BB&T examined three or four vendors, including GMT, ARGO and Exametrics, but ultimately decided on GMT due to its ease of use and the manner in which it integrated with the bank's systems, according to Thompson. BB&T uses an IBM mainframe along with HP servers running SQL and DB2 for its databases. Storage is handled by Hitachi systems. With the new implementation, scheduling is now done at the branch level with the GMT Planet workforce optimization solution operating as a Web-based tool running over the branch intranet.
The implementation took place over a three-month period. In addition to receiving help from GMT, a third party consultant, CAST Management Consultants, was also on hand. CAST's role was to perform time studies in a sampling of BB&T's branches. The data produced by these studies was used to feed the GMT forecasting tool. CAST looked at all the activity in 20 branches of various sizes and in different locations for a month in August 2007. The consultants gave tellers a "placemat" of the bank's services and they would scan a given service with a barcode scanner each time they performed that activity for a customer. They would scan at the beginning of the transaction and at the end. Unique time standards were developed for each transaction activity. All this data was then transferred to the GMT solution. As a result, BB&T has had 90 percent forecast accuracy with the workforce optimization tool, says Thompson.
In November, the system was turned on and tested for several weeks. In February and March of 2008, BB&T rolled the tool out to all 1,500 branches.
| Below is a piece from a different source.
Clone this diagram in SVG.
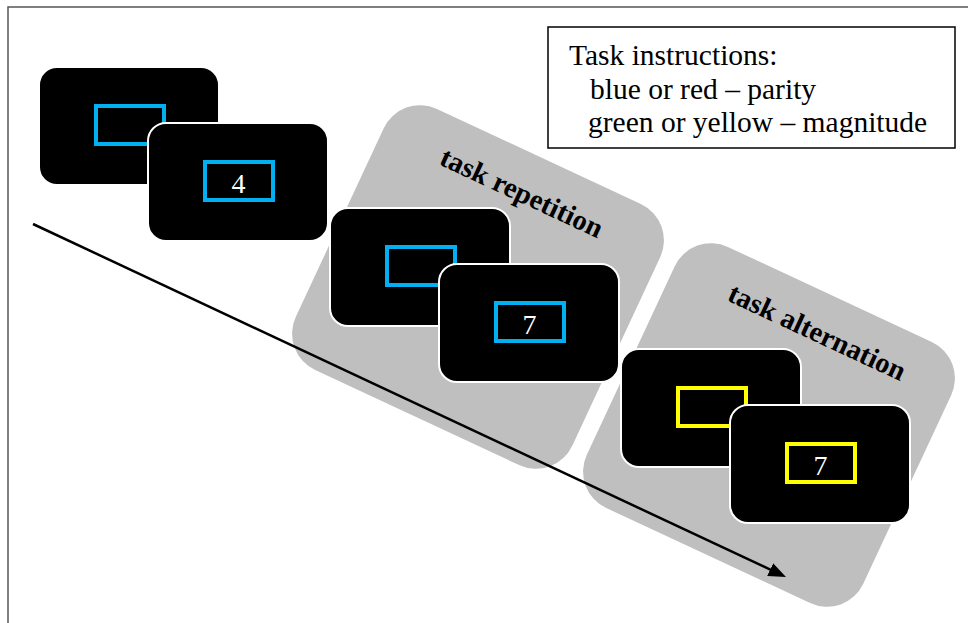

"It was a very quick rollout," Thompson recalls. "By the end of 2008, we achieved our stated projected goals: 5 percent reduction in teller line resources and we had tellers scheduled at the right time with no degradation in client service quality and no layoffs."
As with any new technology, there was a learning curve. However, once BB&T rewrote the training materials, things went more smoothly. "We didn't test or pilot it for very long—about 30 days," he explains. "BB&T has its own training division called BB&T University. So we wrote our own materials and repiloted the software after another 30 days. But we were able to roll the solution out to our 11 states, 33 regions and 1,500 branches in just four months. We are live and complete. We didn't hit the ground running at 100 percent efficiency, but it's getting better each month."
One of the measures included in GMT Planet is "workload fit," meaning pairing the right personnel scheduled at the right time of day. Thompson says BB&T is able to accomplish this 70 percent of the time now, but the goal is 80 percent. Managers are also able to post schedules three weeks in advance, a vast improvement from the previous method. There is now more standardization of hiring, scheduling and management of teller personnel throughout BB&T's banking network. Additionally, BB&T saw a reduction of teller overtime compensation by 50 percent. The bank also expects to save 15 percent in labor costs over the next two years.
There are other benefits to the workforce tool as well, such as lobby management—the branches are able to infer how busy they are at particular times of day.
"We feel our employees develop relationships with clients," Thompson says. "It is critical that we ensure this. [With the tool], we're enjoying less turnover than in previous years at the teller line. This may be due to a number of factors, but I think the more someone knows their schedule in advance, the happier they are."